In a speech May 14, the Republican senator from Texas — also the chairman of the subcommittee on aviation and space — touched on why America needs a Space Force to defend our interests.
“Since the ancient Greeks first put to sea, nations have recognized the necessity of naval forces and maintaining a superior capability to protect waterborne travel and commerce from bad actors,” Cruz said. “Pirates threatened the open seas, and the same is possible in space. In this same way, we too must now recognize the necessity of a Space Force to defend the nation and to protect space commerce and civil space exploration.”
It’s easy to see why it drew snorts from late-night talk-show hosts, as well as the far corners of the internet. Cruz shot back by pointing out that piracy and espionage by rogue nations are real.
In Ted’s defense, ye can laugh, but he’s got more than a wobbly peg leg to stand on.
Space is no longer the final frontier, a place where no man has gone before. These days, everybody is up there in one form or another. It isn’t just NASA that plans to return to the moon to stay; Space X also has plans to take a couple of private citizens around the moon next year.

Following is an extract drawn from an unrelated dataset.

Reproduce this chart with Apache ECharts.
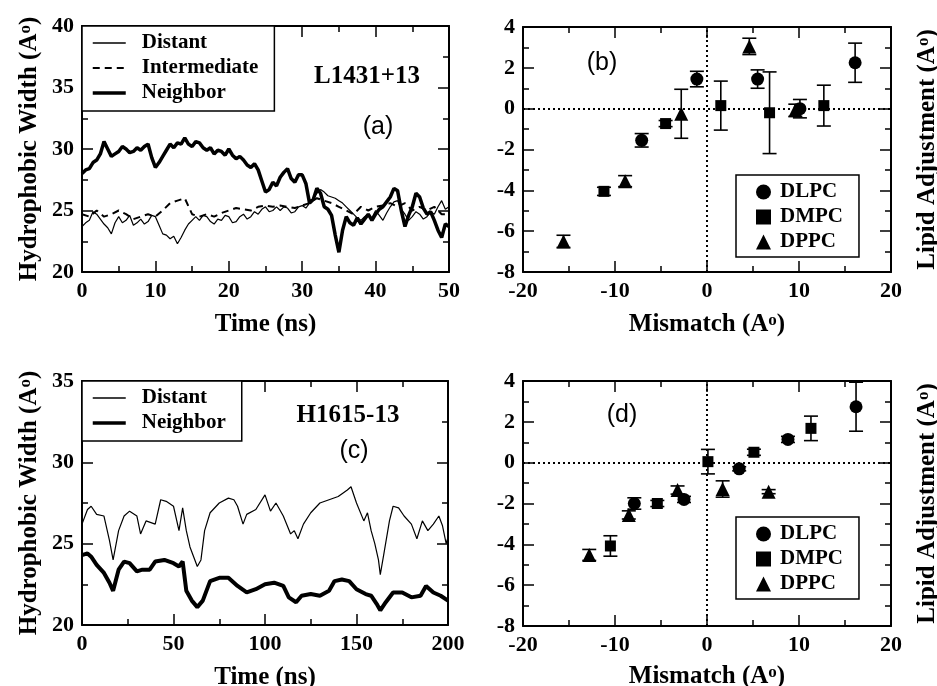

And last week, Space X planned to send dozens of Starlink satellites into low Earth orbit, and that’s just a few of the 12,000 it wants to launch by 2027 to provide high-speed internet to the landlubbers back on Earth.
The European Union’s Copernicus program monitors the Earth and its environment, according to its website, “for the ultimate benefit of all European citizens.” According to SpaceWatch Middle East digital magazine, the United Arab Emirates leads the Middle East space industry with high-range observation satellites and plans to launch a probe scheduled to reach Mars by 2021. China has already placed a rover on the dark side of the moon and out of communication range, so it has to communicate information to one of its satellites.
And aside from China, perhaps, those are our mates, right? Of course, there are always rogues and disgruntled employees, some of whom could do damage with a turning of the tides. After all, those satellites that help us navigate the passage to our local supermarket were set up by someone.
We know we need to watch our backs; what we don’t know is if we need another branch of the military. We already have a space industry. Would another government agency really help our focus and increase our security, or would it just amount to more brass, bureaucracy and red tape? The Defense Department has asked for more than $306 million to establish a Space Force, and that’s a lot of loot.
Sure, the lingo I’m using is lame, but it’s done to parrot what was done to Cruz after his pirate remarks: cheap shots that ignore the real issue — which isn’t the threat of brigands from another galaxy.
Then again, maybe it’s too late anyway, since the brigands we know are scary enough.